The wine comes from Seixas’ south-facing parcel – white, but not Vinho Verde. It burns the stomach and makes the eyes water. Locals drink it from water glasses; anyone requesting a stem is instantly clocked as foreign.
Paths between plots and memory
The riverside path begins behind Zé Mário’s diesel tank. Vegetable gardens are guarded by nylon nets against herons and iron stakes that lean like drunk sentries. Tomatoes taste of summer 1987; the peppers bite back. At the half-ruined water-mill the wheel’s shadow is still printed on the wall, and the air carries a feral-cat musk that no rainfall has shifted.
The Camino de Santiago skirts the ridge on the N206. Pilgrims in fluorescent rucksacks glimpse the village steeple but rarely descend. If they lose the yellow arrows they arrive asking for three things: tap water, a toilet, somewhere to eat. Dona Alda charges for bread and chouriça – not charity, commerce.

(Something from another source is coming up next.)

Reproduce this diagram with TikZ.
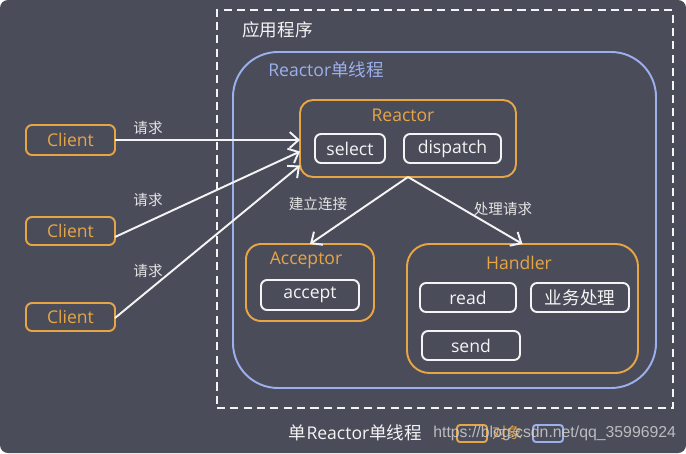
\documentclass[tikz,border=0pt]{standalone}
\usepackage{fontspec}
\setmainfont{Open Sans}
\newfontfamily\cjk{Noto Sans CJK SC}
\newfontfamily\wmfont{Liberation Sans}
\usetikzlibrary{arrows.meta,calc}
\definecolor{bgc}{HTML}{4A4C5A}
\definecolor{orc}{HTML}{E6A646}
\definecolor{blc}{HTML}{9DB0EE}
\definecolor{wht}{HTML}{F4F4F4}
\definecolor{lbc}{HTML}{E4E4E4}
\definecolor{wmc}{HTML}{D0D0D0}
\def\pxu{0.02cm}
\tikzset{
  box/.style={minimum width=#1*\pxu, inner sep=0pt, outer sep=0pt},
  obj/.style={draw=orc, line width=1.1pt, text=orc, font=\fontsize{10}{12}\selectfont},
  fnbox/.style={draw=wht, line width=1.1pt, rounded corners=0.12cm, text=wht, font=\fontsize{10}{12}\selectfont, minimum height=29*\pxu},
  ttl/.style={text=orc, font=\fontsize{10}{12}\selectfont, inner sep=0pt},
  conn/.style={draw=wht, line width=1.1pt, -{Straight Barb[length=5pt,width=9pt,line width=1.1pt]}},
  elbl/.style={text=lbc, font=\cjk\fontsize{8.3}{10}\selectfont, inner sep=0pt},
}
\begin{document}
\begin{tikzpicture}[x=0.02cm,y=-0.02cm]
\useasboundingbox (0,0) rectangle (686,453);
\fill[white] (0,0) rectangle (686,453);
\fill[bgc, rounded corners=0.16cm] (0,0) rectangle (686,453);

% application (dashed) and thread (blue) containers
\node[box=456, minimum height=398*\pxu, draw=wht, line width=1.1pt, dash pattern=on 4.6pt off 3pt] (app) at (445,209) {};
\node[anchor=west, text=wht, font=\cjk\fontsize{10}{12}\selectfont, inner sep=0pt] (applbl) at (242,30) {应用程序};
\node[box=423, minimum height=336*\pxu, draw=blc, line width=1.1pt, rounded corners=0.9cm] (thread) at (444.5,220) {};
\node[anchor=west, text=blc, font=\fontsize{10}{12}\selectfont, inner sep=0pt] (threadlbl) at (268,70) {Reactor{\cjk 单线程}};

% clients
\node[obj, box=89, minimum height=30*\pxu, rounded corners=0.12cm] (c1) at (70.5,140) {Client};
\node[obj, box=89, minimum height=28*\pxu, rounded corners=0.12cm] (c2) at (70.5,231) {Client};
\node[obj, box=89, minimum height=28*\pxu, rounded corners=0.12cm] (c3) at (70.5,317) {Client};

% reactor
\node[obj, box=216, minimum height=77*\pxu, rounded corners=0.26cm] (reactor) at (408,138.5) {};
\node[ttl] (reactorlbl) at (403,115) {Reactor};
\node[fnbox, box=70] (select) at (350,148.5) {select};
\node[fnbox, box=97] (dispatch) at (452.5,148.5) {dispatch};

% acceptor
\node[obj, box=128, minimum height=77*\pxu, rounded corners=0.3cm] (acceptor) at (310,282.5) {};
\node[ttl] (acceptorlbl) at (306,260) {Acceptor};
\node[fnbox, box=98, minimum height=30*\pxu] (accept) at (310,295) {accept};

% handler
\node[obj, box=231, minimum height=129*\pxu, rounded corners=0.45cm] (handler) at (522.5,308.5) {};
\node[ttl] (handlerlbl) at (519,263) {Handler};
\node[fnbox, box=96] (read) at (468,297.5) {read};
\node[fnbox, box=98, font=\cjk\fontsize{10}{12}\selectfont] (biz) at (580,297.5) {业务处理};
\node[fnbox, box=98] (send) at (471,345.5) {send};

% connectors
\draw[conn] (c1.east) -- (c1.east -| reactor.west);
\draw[conn] ($(c2.east)+(0,6)$) -- ($(reactor.west)+(0,13)$);
\draw[conn] ($(c3.east)+(0,1)$) -- ($(reactor.west)+(0,27)$);
\draw[conn] (reactor.south) -- (acceptor.north);
\draw[conn] (reactor.south) -- (handler.north);

\node[elbl] (l1) at (148,128) {请求};
\node[elbl] (l2) at (148,200) {请求};
\node[elbl] (l3) at (148,271) {请求};
\node[elbl] (l4) at (318,204) {建立连接};
\node[elbl] (l5) at (503,209) {处理请求};

% bottom caption and legend
\node[text=wht, font=\fontsize{10}{12}\selectfont, inner sep=0pt] (caption) at (355.5,433) {{\cjk 单}Reactor{\cjk 单线程}};
\node[draw=orc, line width=1.1pt, rounded corners=0.06cm, box=30, minimum height=17*\pxu] (legobj) at (472,433.5) {};
\node[text=orc, font=\cjk\fontsize{8.5}{10}\selectfont, inner sep=0pt] (legobjlbl) at (507,433) {对象};
\node[draw=blc, line width=1.1pt, rounded corners=0.06cm, box=30, minimum height=17*\pxu] (legthr) at (548,433.5) {};
\node[text=wmc, opacity=0.85, font=\wmfont\fontsize{9}{11}\selectfont, inner sep=0pt, anchor=west] (wm) at (433,433) {https://blog.csdn.net/qq\_35996924};
\end{tikzpicture}
\end{document}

When the bell strikes seven the football pitch empties. No by-law, just habit inherited from grandfathers. The pillory stays put, its stone scarred by a pair of lovers who carved 1963 and are probably grandparents now. Light drains sideways above the palm trees – yes, palms. One returning Luxembourger planted them in the 1990s, determined to recreate his continental exile. They survive, but look perpetually puzzled, like guests no one introduced to the host.